start Provided information

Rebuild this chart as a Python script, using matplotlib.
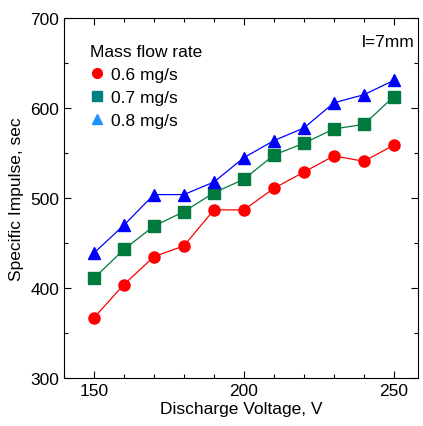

end Provided information
start Provided information

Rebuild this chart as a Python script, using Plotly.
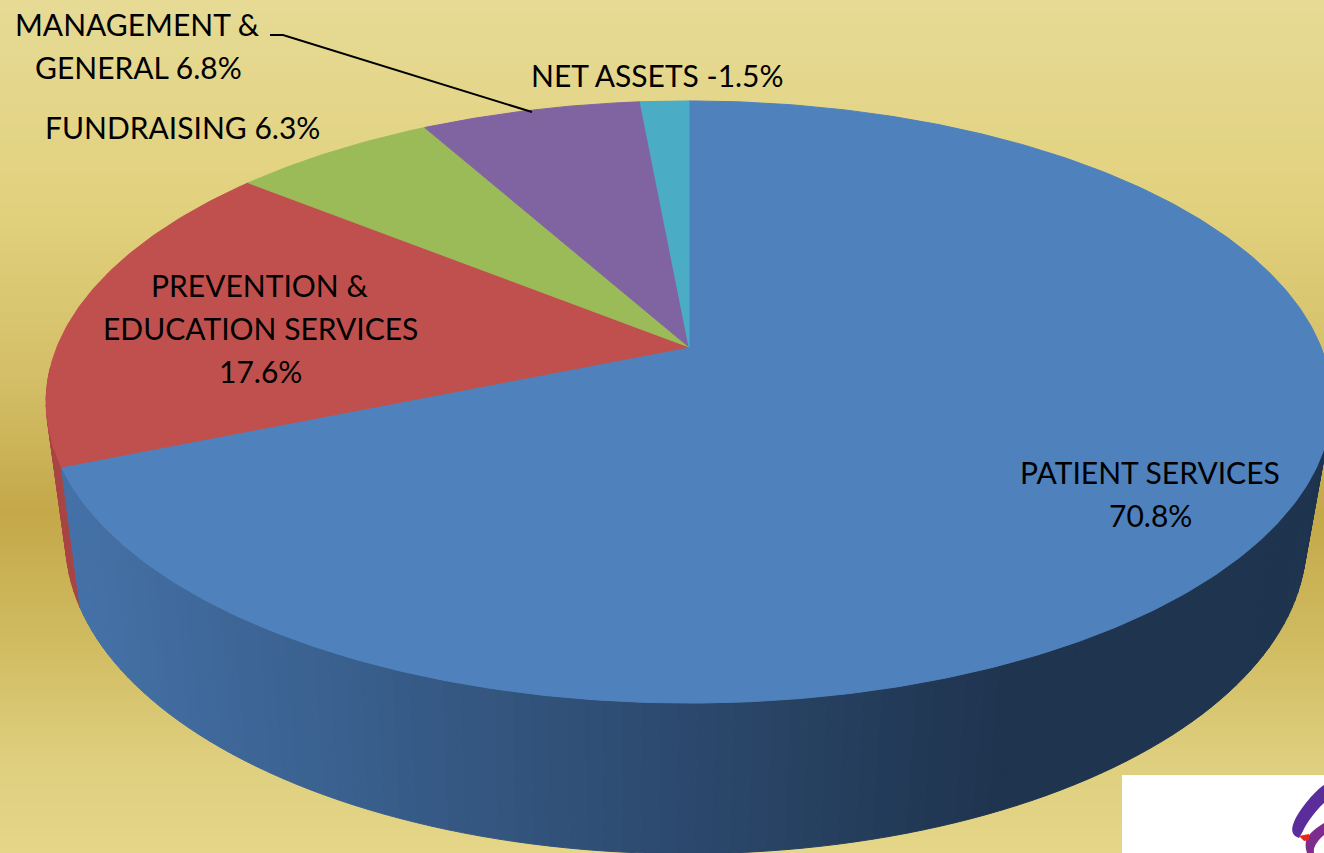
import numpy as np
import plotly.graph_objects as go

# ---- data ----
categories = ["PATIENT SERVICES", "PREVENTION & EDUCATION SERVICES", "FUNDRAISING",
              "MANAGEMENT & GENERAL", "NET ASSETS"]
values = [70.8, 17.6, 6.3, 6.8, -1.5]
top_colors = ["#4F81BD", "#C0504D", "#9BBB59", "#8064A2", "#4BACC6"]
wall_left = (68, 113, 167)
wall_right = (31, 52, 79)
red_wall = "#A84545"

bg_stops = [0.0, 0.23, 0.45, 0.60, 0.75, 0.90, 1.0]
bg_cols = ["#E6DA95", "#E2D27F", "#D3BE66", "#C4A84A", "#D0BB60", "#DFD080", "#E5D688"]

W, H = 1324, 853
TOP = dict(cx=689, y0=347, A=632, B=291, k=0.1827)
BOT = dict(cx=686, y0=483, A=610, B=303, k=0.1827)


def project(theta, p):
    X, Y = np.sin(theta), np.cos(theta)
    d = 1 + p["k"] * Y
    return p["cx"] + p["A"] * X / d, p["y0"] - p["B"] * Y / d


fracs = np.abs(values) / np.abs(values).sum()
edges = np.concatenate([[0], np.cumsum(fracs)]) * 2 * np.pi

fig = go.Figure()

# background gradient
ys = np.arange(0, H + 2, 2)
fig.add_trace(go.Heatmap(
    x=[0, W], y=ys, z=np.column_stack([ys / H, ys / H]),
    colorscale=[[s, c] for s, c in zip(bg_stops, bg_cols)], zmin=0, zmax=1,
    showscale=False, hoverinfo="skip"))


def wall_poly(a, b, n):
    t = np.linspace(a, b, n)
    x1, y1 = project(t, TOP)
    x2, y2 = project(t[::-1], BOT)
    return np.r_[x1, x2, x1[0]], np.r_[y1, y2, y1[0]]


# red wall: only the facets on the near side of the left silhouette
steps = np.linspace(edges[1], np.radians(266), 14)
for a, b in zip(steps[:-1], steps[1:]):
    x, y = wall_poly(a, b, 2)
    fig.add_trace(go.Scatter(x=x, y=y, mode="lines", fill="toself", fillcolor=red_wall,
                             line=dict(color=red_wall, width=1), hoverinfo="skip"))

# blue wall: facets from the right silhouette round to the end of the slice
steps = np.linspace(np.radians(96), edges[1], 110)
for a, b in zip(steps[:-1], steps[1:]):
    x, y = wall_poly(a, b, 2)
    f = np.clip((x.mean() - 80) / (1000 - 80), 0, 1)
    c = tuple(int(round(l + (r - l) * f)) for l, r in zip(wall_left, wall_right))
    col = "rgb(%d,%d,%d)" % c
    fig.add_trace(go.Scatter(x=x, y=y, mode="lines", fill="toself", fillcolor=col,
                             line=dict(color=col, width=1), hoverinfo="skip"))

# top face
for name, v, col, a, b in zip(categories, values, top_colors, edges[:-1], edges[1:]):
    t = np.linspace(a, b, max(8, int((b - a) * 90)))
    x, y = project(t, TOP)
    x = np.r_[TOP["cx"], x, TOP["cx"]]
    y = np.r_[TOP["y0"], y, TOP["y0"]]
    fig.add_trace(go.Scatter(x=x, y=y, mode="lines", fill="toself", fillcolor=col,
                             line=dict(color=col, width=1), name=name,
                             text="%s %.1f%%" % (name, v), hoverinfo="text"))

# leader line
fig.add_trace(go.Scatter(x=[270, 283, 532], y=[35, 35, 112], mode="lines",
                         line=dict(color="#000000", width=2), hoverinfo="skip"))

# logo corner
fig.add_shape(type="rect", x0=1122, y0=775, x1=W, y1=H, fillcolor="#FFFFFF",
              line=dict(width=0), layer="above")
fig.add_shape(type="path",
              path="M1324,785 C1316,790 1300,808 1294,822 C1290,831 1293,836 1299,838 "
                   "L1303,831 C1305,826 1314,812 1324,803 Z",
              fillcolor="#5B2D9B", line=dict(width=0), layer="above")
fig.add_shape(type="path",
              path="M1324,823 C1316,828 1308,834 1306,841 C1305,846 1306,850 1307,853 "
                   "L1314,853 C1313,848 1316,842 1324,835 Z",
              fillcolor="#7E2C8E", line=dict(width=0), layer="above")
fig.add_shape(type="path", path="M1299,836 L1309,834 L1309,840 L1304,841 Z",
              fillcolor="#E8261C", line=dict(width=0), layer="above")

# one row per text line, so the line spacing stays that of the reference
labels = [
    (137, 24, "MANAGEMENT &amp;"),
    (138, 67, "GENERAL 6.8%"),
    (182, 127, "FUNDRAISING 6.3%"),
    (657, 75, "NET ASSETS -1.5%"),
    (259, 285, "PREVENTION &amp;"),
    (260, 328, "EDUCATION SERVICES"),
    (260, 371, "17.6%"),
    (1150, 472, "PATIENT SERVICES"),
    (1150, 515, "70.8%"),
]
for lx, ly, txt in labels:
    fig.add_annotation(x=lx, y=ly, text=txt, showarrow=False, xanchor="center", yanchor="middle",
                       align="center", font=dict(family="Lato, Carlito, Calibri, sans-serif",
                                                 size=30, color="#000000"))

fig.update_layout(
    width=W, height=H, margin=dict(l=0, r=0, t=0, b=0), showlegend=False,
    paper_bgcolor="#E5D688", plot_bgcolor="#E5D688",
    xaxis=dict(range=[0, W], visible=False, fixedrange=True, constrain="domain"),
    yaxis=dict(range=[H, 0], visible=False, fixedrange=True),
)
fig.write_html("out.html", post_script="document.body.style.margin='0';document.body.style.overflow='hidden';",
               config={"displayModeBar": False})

end Provided information

◆ Given problem ◆
Check each line above for the word "using" and give the number of lines that have it, nothing else.

◆ Exercise output ◆
2